Orthopraxy, however, is all about right practice and right living, and it should flow from orthodoxy. We believe and therefore we give and we give of the gifts and talents we have. The sheep were sheep because what they believed led them to act to help others. The goats were goats because what they believed did not lead them to help others, even though they called Jesus Lord.

It is very important that we note that the goats also called Jesus ‘Lord’. These people would have called themselves believers; they knew who Jesus was, but they were not the real thing because their belief had not made any difference to how they lived, or didn’t live, for others. Being a Christian must mean we give of ourselves for others.

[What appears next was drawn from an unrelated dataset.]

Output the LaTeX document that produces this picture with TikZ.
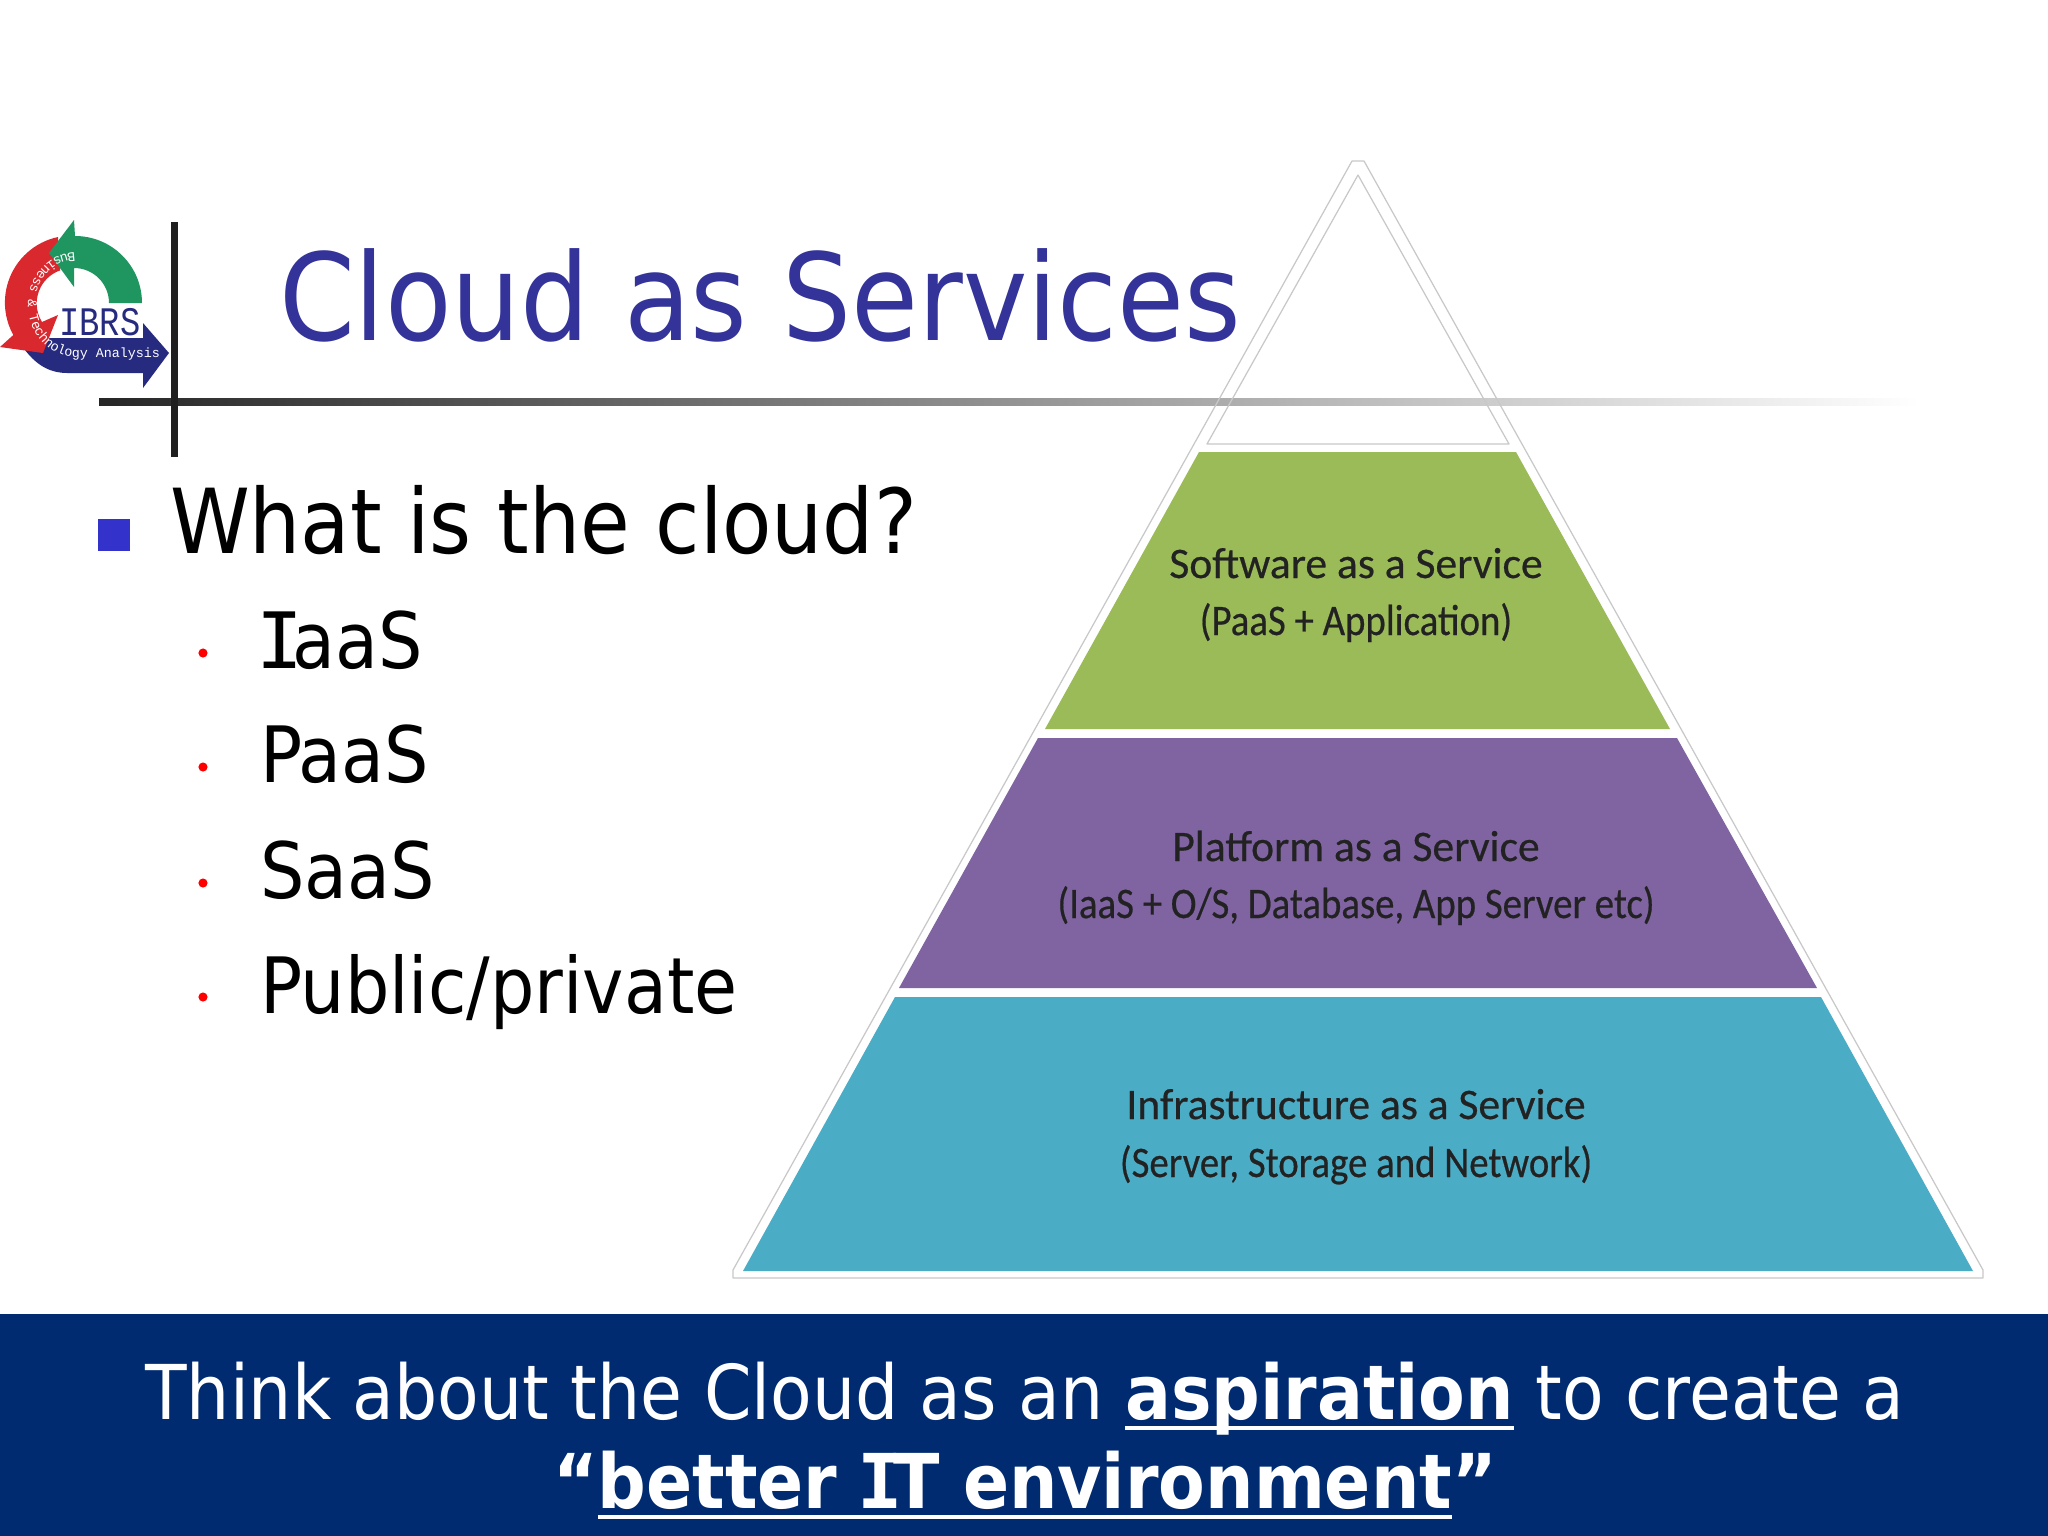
\documentclass[tikz,border=0pt]{standalone}
\usepackage{fontspec}
\usetikzlibrary{decorations.text}
\setmainfont{DejaVu Sans Condensed}
\newfontfamily\calib[FakeBold=0.5]{Carlito}
\newfontfamily\logomono{Liberation Mono}
\newfontfamily\serifi{DejaVu Sans Mono}
\newcommand{\SerifI}{{\serifi\kern-0.05em I\kern-0.13em}}
\newsavebox{\ulbox}
\newcommand{\thickul}[1]{\sbox{\ulbox}{#1}\rlap{\rule[-3.2pt]{\wd\ulbox}{1.1pt}}\usebox{\ulbox}}
\definecolor{titleblue}{HTML}{333399}
\definecolor{bandblue}{HTML}{002B70}
\definecolor{bulletblue}{HTML}{3333CC}
\definecolor{saasgreen}{HTML}{9BBB59}
\definecolor{paaspurple}{HTML}{8064A2}
\definecolor{iaasteal}{HTML}{4BACC6}
\definecolor{outlinegray}{HTML}{C8C8C8}
\definecolor{logogreen}{HTML}{1F9560}
\definecolor{logored}{HTML}{D9282E}
\definecolor{logoblue}{HTML}{262B80}
\definecolor{textdark}{HTML}{222222}
\tikzset{
  txt/.style={anchor=base west,inner sep=0pt,outer sep=0pt},
  sub/.style={txt,font=\fontsize{22.1}{26}\selectfont},
  pyr/.style={anchor=base,inner sep=0pt,text=textdark,font=\calib\fontsize{12.4}{14}\selectfont},
  pyrsub/.style={pyr,xscale=0.89},
  band/.style={anchor=base,inner sep=0pt,text=white,font=\fontsize{21.5}{26}\selectfont},
  redbul/.style={circle,fill=red,inner sep=0pt,minimum size=2.6pt},
  outl/.style={draw=outlinegray,line width=0.35pt,line join=round}
}
\begin{document}
\begin{tikzpicture}[x=0.01cm,y=0.01cm]
\useasboundingbox (0,-1536) rectangle (2048,0);
\fill[white] (0,-1536) rectangle (2048,0);
% rules
\shade[left color=black!85,right color=white] (99,-398.5) rectangle (1920,-405.5);
\fill[black!88] (170.5,-222) rectangle (177.5,-457);
% logo
\fill[logoblue] (25,-350) .. controls (38,-367) and (52,-373) .. (67,-373) -- (143,-373) -- (143,-388) -- (169,-353) -- (143,-323) -- (143,-338) -- (50,-338) -- cycle;
\fill[white] (60,-305) rectangle (142,-337);
\fill[logored] (58,-237) arc (102:209:67) -- (0,-347) -- (43,-353) -- (58,-315) -- (42,-322) arc (212:109:35) -- cycle;
\fill[logogreen] (142,-303) arc (0:90:67) -- (74,-220) -- (49,-253) -- (74,-287) -- (74,-268) arc (90:0:35) -- cycle;
\node[anchor=base,inner sep=0pt,text=logoblue,font=\logomono\fontsize{9.6}{10}\selectfont,yscale=1.2] (logoname) at (100,-335) {IBRS};
\path[decorate,decoration={text along path,text align=left,
  text={|\logomono\fontsize{3.8}{4}\selectfont\color{white}|Business {\&} Technology Analysis}}]
  (75,-253) arc (90:270:47 and 52) -- (170,-357);
% title and bullets
\node[txt,text=titleblue,font=\fontsize{34.4}{40}\selectfont] (title) at (279,-340) {Cloud as Services};
\fill[bulletblue] (98,-519) rectangle (130,-551);
\node[txt,font=\fontsize{25.5}{30}\selectfont] (q) at (170,-553) {What is the cloud?};
\node[redbul] (b1) at (203,-653) {};
\node[redbul] (b2) at (203,-767) {};
\node[redbul] (b3) at (203,-883) {};
\node[redbul] (b4) at (203,-997) {};
\node[sub] (s1) at (260,-668) {\SerifI aaS};
\node[sub] (s2) at (260,-782) {PaaS};
\node[sub] (s3) at (260,-898) {SaaS};
\node[sub] (s4) at (260,-1013) {Public/private};
% pyramid
\draw[outl] (1352,-161) -- (1364,-161) -- (1983,-1270) -- (1983,-1278) -- (733,-1278) -- (733,-1270) -- cycle;
\draw[outl] (1358,-175) -- (1509,-444) -- (1207,-444) -- cycle;
\fill[saasgreen] (1199,-452) -- (1516,-452) -- (1670,-729) -- (1045,-729) -- cycle;
\fill[paaspurple] (1038,-738) -- (1677,-738) -- (1817,-988) -- (899,-988) -- cycle;
\fill[iaasteal] (895,-997) -- (1821,-997) -- (1973,-1271) -- (743,-1271) -- cycle;
\node[pyr] (saas1) at (1356,-578) {Software as a Service};
\node[pyrsub] (saas2) at (1356,-635) {(PaaS + Application)};
\node[pyr] (paas1) at (1356,-861) {Platform as a Service};
\node[pyrsub] (paas2) at (1356,-918) {(IaaS + O/S, Database, App Server etc)};
\node[pyr] (iaas1) at (1356,-1119) {Infrastructure as a Service};
\node[pyrsub] (iaas2) at (1356,-1177) {(Server, Storage and Network)};
% band
\fill[bandblue] (0,-1314) rectangle (2048,-1536);
\node[band] (l1) at (1025,-1419) {Think about the Cloud as an \thickul{\textbf{aspiration}} to create a};
\node[band] (l2) at (1025,-1508) {\textbf{“\thickul{better \SerifI T environment}”}};
\end{tikzpicture}
\end{document}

If we don’t, then we’re not the real thing.

This is indeed a difficult message for us to take in, but I would be shirking my responsibilities of I didn’t bring it to us. In this Lent we are thinking about how we use the gifts that we have and these two passages should make us think long and hard about that. The message is that unless what we believe causes us to act, then it doesn’t matter how much like a sheep we look, we’re not a sheep.

It is doubly hard for us because we a re a well-off community, even if we don’t perhaps always feel it, but the temptation of riches is that we use them for ourselves and don’t see the needs that others have. It is not for nothing that Jesus declares that it is easier for a camel to go through the literal eye of a needle than for a rich person to get into heaven.

We may think we give a lot, but, and I will come back to this later in Lent, the mark of a generous person is not how much they give, but how much they have left after they have given. And I am not necessarily talking here about money, and note this, neither is Jesus. Jesus is talking about taking the time to go and see others, to meet the needs of those beyond our immediate circle.

It seems to be that if our beliefs are real, then they generate within us an ability to put ourselves in the shoes of others - to feel empathy for them, and so to want to help. Now in this year’s annual report I have made mention of just how much some people give, and of how we should all be grateful to them. In this passage we see that giving of ourselves is not just good, it is an essential part of being a Christian.

And it is also important to note that there are times when we have to allow ourselves to receive. Selfless givers are hopeless at receiving, which is perhaps why sometimes we don’t look out for the needs of the givers, and why some of the givers really need to have some relief by others picking up the slack.

And so the question we have to face is, how much of our gifts and talents and time do we keep for ourselves, and how much do our beliefs stir us to give of them and of ourselves to the needs of others? Helping others, rather than wisdom or spiritual gifts or good doctrine, is the mark of a true believer. Amen.